Cuando en Chile no se pudo imponer el modelo, pese a los intentos de penetración en la democracia cristiana para convertir a ese partido en su agente como proyecto alternativo a la propuesta cubana, no hubo más camino para los dueños del poder que justificar un golpe de estado e instalar una dictadura militar.
De la mano de los mejores teóricos y políticos, la derecha que se instaló en el poder con los militares diseñó un sistema institucional que consolidara el nuevo régimen, revestido de tal manera que a los dirigentes de los partidos que estaban en contra de la dictadura les pareciera lo suficientemente atractivo como para aceptarlo – con ciertos maquillajes necesarios para acomodarse a los discursos meramente teóricos – y hacerlo suyo.
Lo denunciamos en 1985 como “ochentaynuevismo”, la estrategia orientada a aceptar el modelo institucional con un recambio en la conducción administrativa del país. La penetración ideológica en las directivas políticas – mediante cursos de capacitación y posgrados en Estados Unidos y en Alemania especialmente – llevó a las elites de socialistas y demócrata cristianos a aceptar la instalación de la democracia aparente, sin modificar ninguno de los elementos centrales y definitorios de la Constitución, de las leyes económicas y de los estilos de trabajo político.
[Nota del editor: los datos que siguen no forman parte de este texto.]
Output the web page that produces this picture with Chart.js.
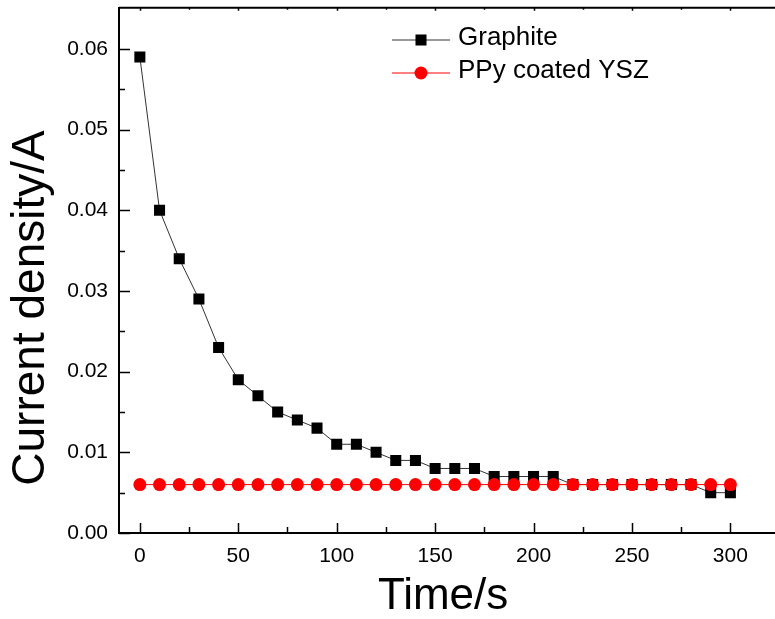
<!DOCTYPE html>
<html>
<head>
<meta charset="utf-8">
<script src="https://cdn.jsdelivr.net/npm/chart.js@4/dist/chart.umd.min.js"></script>
<style>
html, body { margin: 0; padding: 0; background: #fff; overflow: hidden; }
</style>
</head>
<body>
<canvas id="chart" width="775" height="619"></canvas>
<script>
// data
const times = [0, 10, 20, 30, 40, 50, 60, 70, 80, 90, 100, 110, 120, 130, 140, 150,
    160, 170, 180, 190, 200, 210, 220, 230, 240, 250, 260, 270, 280, 290, 300];
const graphite = [0.059, 0.040, 0.034, 0.029, 0.023, 0.019, 0.017, 0.015, 0.014, 0.013,
    0.011, 0.011, 0.010, 0.009, 0.009, 0.008, 0.008, 0.008, 0.007, 0.007, 0.007, 0.007,
    0.006, 0.006, 0.006, 0.006, 0.006, 0.006, 0.006, 0.005, 0.005];
const ppyYsz = [0.006, 0.006, 0.006, 0.006, 0.006, 0.006, 0.006, 0.006, 0.006, 0.006,
    0.006, 0.006, 0.006, 0.006, 0.006, 0.006, 0.006, 0.006, 0.006, 0.006, 0.006, 0.006,
    0.006, 0.006, 0.006, 0.006, 0.006, 0.006, 0.006, 0.006, 0.006];
const xTicks = [0, 50, 100, 150, 200, 250, 300];
const yTicks = [0, 0.01, 0.02, 0.03, 0.04, 0.05, 0.06];
const seriesNames = ['Graphite', 'PPy coated YSZ'];

const FONT = 'Liberation Sans, Arial, sans-serif';

const toXY = (ys) => times.map((t, i) => ({x: t, y: ys[i]}));

// frame lines run off the right edge like the cropped original;
// inward ticks on bottom/left, small mirror ticks on top
const frameTicks = {
    id: 'frameTicks',
    afterDraw(chart) {
        const {ctx, chartArea: a, scales: {x, y}} = chart;
        ctx.save();
        ctx.strokeStyle = '#000';
        ctx.lineWidth = 2;
        ctx.beginPath();
        ctx.moveTo(a.left, a.top);
        ctx.lineTo(chart.width, a.top);
        ctx.moveTo(a.left - 1, a.bottom);
        ctx.lineTo(chart.width, a.bottom);
        ctx.stroke();

        ctx.lineWidth = 1.5;
        const xMinor = [];
        for (let i = 0; i < xTicks.length - 1; i++) xMinor.push((xTicks[i] + xTicks[i + 1]) / 2);
        const yMinor = [];
        for (let i = 0; i < yTicks.length - 1; i++) yMinor.push((yTicks[i] + yTicks[i + 1]) / 2);

        ctx.beginPath();
        xTicks.forEach(v => {
            const px = Math.round(x.getPixelForValue(v)) + 0.5;
            ctx.moveTo(px, a.bottom); ctx.lineTo(px, a.bottom - 10);
            ctx.moveTo(px, a.top); ctx.lineTo(px, a.top + 3);
        });
        xMinor.forEach(v => {
            const px = Math.round(x.getPixelForValue(v)) + 0.5;
            ctx.moveTo(px, a.bottom); ctx.lineTo(px, a.bottom - 6);
            ctx.moveTo(px, a.top); ctx.lineTo(px, a.top + 2);
        });
        yTicks.forEach(v => {
            const py = Math.round(y.getPixelForValue(v)) + 0.5;
            ctx.moveTo(a.left, py); ctx.lineTo(a.left + 11, py);
        });
        yMinor.forEach(v => {
            const py = Math.round(y.getPixelForValue(v)) + 0.5;
            ctx.moveTo(a.left, py); ctx.lineTo(a.left + 6, py);
        });
        ctx.stroke();

        // rotated y axis title, placed as in the reference
        ctx.fillStyle = '#000';
        ctx.font = '46px ' + FONT;
        ctx.textAlign = 'center';
        ctx.textBaseline = 'middle';
        ctx.translate(31, 308);
        ctx.rotate(-Math.PI / 2);
        ctx.fillText('Current density/A', 0, 0);
        ctx.restore();
    }
};

// legend drawn with each dataset's own styles
const boxLegend = {
    id: 'boxLegend',
    afterDraw(chart) {
        const {ctx} = chart;
        const rows = [40, 73];
        ctx.save();
        chart.data.datasets.forEach((ds, i) => {
            const ly = rows[i];
            ctx.strokeStyle = ds.borderColor;
            ctx.lineWidth = ds.borderWidth;
            ctx.beginPath();
            ctx.moveTo(392, ly);
            ctx.lineTo(450, ly);
            ctx.stroke();
            ctx.fillStyle = ds.pointBackgroundColor;
            ctx.strokeStyle = ds.pointBorderColor;
            Chart.helpers.drawPoint(ctx, {
                pointStyle: ds.pointStyle,
                radius: ds.pointRadius,
                rotation: 0,
                borderWidth: 0,
            }, 421, ly);
            ctx.fillStyle = '#000';
            ctx.font = '26px ' + FONT;
            ctx.textAlign = 'left';
            ctx.textBaseline = 'middle';
            ctx.fillText(ds.label, 458, ly - 2);
        });
        ctx.restore();
    }
};

const ctx = document.getElementById('chart').getContext('2d');
new Chart(ctx, {
    type: 'line',
    data: {
        datasets: [{
            label: seriesNames[0],
            data: toXY(graphite),
            borderColor: '#333333',
            borderWidth: 1,
            pointStyle: 'rect',
            pointRadius: 7.8,
            pointBackgroundColor: '#000000',
            pointBorderColor: '#000000',
            pointBorderWidth: 0,
            tension: 0,
            order: 1,
        }, {
            label: seriesNames[1],
            data: toXY(ppyYsz),
            borderColor: '#ff0000',
            borderWidth: 1,
            pointStyle: 'circle',
            pointRadius: 6.5,
            pointBackgroundColor: '#ff0000',
            pointBorderColor: '#ff0000',
            pointBorderWidth: 0,
            tension: 0,
            order: 0,
        }],
    },
    options: {
        responsive: false,
        animation: false,
        devicePixelRatio: 1,
        layout: {padding: {top: 7, right: 0, left: 0, bottom: 0}},
        plugins: {
            legend: {display: false},
            tooltip: {enabled: false},
        },
        scales: {
            x: {
                type: 'linear',
                min: -10.6,
                max: 318.7,
                afterFit: (s) => {
                    s.height = 86;
                    s.paddingLeft = 0;
                    s.paddingRight = 0;
                },
                afterBuildTicks: (s) => { s.ticks = xTicks.map(v => ({value: v})); },
                grid: {display: false, drawTicks: false},
                border: {display: false},
                ticks: {
                    padding: 11,
                    color: '#000',
                    font: {family: FONT, size: 21},
                    maxRotation: 0,
                    callback: (v) => String(v),
                },
                title: {
                    display: true,
                    text: 'Time/s',
                    color: '#000',
                    font: {family: FONT, size: 44, lineHeight: 1},
                    padding: {top: 0, bottom: 0},
                },
            },
            y: {
                type: 'linear',
                min: 0,
                max: 0.0651,
                afterFit: (s) => {
                    s.width = 119;
                    s.paddingTop = 0;
                    s.paddingBottom = 0;
                },
                afterBuildTicks: (s) => { s.ticks = yTicks.map(v => ({value: v})); },
                grid: {display: false, drawTicks: false},
                border: {display: true, color: '#000', width: 2},
                ticks: {
                    padding: 11,
                    color: '#000',
                    font: {family: FONT, size: 21},
                    callback: (v) => Number(v).toFixed(2),
                },
            },
        },
    },
    plugins: [frameTicks, boxLegend],
});
</script>
</body>
</html>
Poco a poco, el modelo autoritario vigente, en la medida que avanza y tiene éxito la campaña de desprestigio de los partidos y del quehacer político, se ha ido ajustando a la necesidad de generar apariencias democráticas pero desarticulando las posibilidades de que verdaderamente el pueblo participe en las más trascendentales decisiones de modo relevante.
Una columna como ésta no basta para probar mis afirmaciones, así es que probablemente iré refiriéndome a estas “trampas de democratismo” en futuros textos.
Por ahora sólo quiero enunciar que los modelos de militancia, el descrédito organizado de la política, los mecanismos de elección de autoridades, la desorientación organizada del discurso político hacia temas secundarios, los tonos de los discursos dejando en evidencia que no se discute lo sustancial, las estrechas disputas de poder al interior de las “cúpulas” – que antes eran “directivas” – y la auto denominación de “clase política”, de la que se solazan con sensualidad evidente los que mandan, son algunas de las más peligrosas manifestaciones, que ahora se coronan con los más burdos sistemas (voto voluntario y primarias) que intentan decir que de ese modo se atenderá a la opinión popular, cuando en realidad se trata exclusivamente de asegurar que el poder siga en las mismas manos cohonestado por votaciones abiertamente manipuladas y minoritarias.
El democratismo es el arma de los que no creen en la democracia y están dispuestos a luchar porque esos mecanismos se mantengan lo más posible, como la mejor forma de asegurar su poder.
Y cuando eso se acabe, cuando deban enfrentarse a un pueblo cansado de la manipulación, entonces… que Dios nos pille confesados.